Marshall C. Watson has also agreed to a 91-day suspension, which will require approval by the state supreme court before he can be readmitted to practice, the Palm Beach Post’s Real Time blog reports.

The consent judgment, which must be approved by the state supreme court before it takes effect, says Marshall did not properly supervise his law firm employees and failed “to develop, implement and maintain acceptable policies and operating practices for his firm,” the newspaper reports.

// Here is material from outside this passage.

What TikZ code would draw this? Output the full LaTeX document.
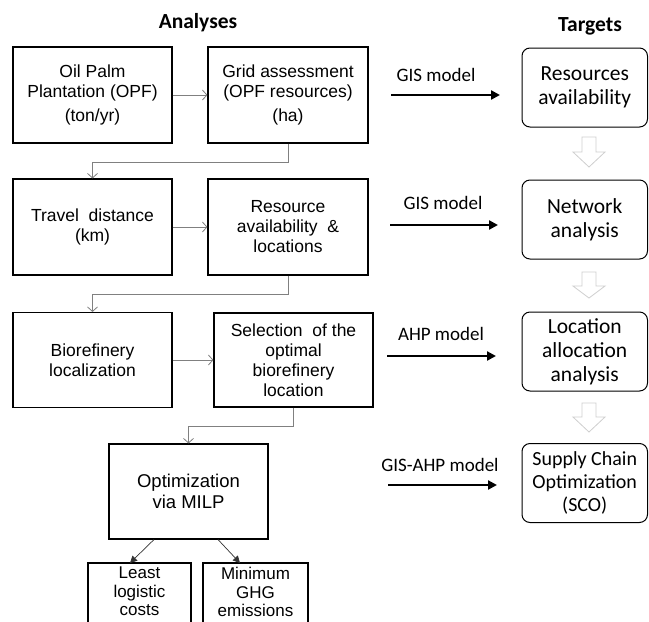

Among other issues, the document says a Watson attorney was paid $1 for each of the 150,000 affidavits in which the lawyer said he had reviewed and attested to the reasonableness of fees charged. However, at least some of the affidavits weren’t signed in the presence of a notary, as they were supposed to be, and “in numerous instances” the lawyer was given only the affidavit’s final page to sign, the Post recounts.

Such “robo-signing” practices were reportedly widespread throughout the country during the deluge of foreclosures that followed the mortgage meltdown of recent years, and Florida, which had more foreclosures than most states, drew criticism over the pace at which such cases were processed, both by law firms and by the courts that oversaw them.

At the height of the foreclosure crisis in 2009, the Watson firm had 66,000 cases, 71 lawyers and nearly 600 support staff, the bar’s consent judgment says.

“This crisis is the lowest point in the Florida Bar’s history,” attorney Roy Oppenheim, who defends homeowners in such cases, said of the way foreclosures have been handled in the state in recent years. “The fact that the Bar is recognizing this is a catharsis and a healing process. It requires all of us to look in the mirror.”

The newspaper says further legal ethics cases over foreclosure abuses are likely. The agreed action against Watson, according to the Post, may be the first such punishment of any lawyer in the state.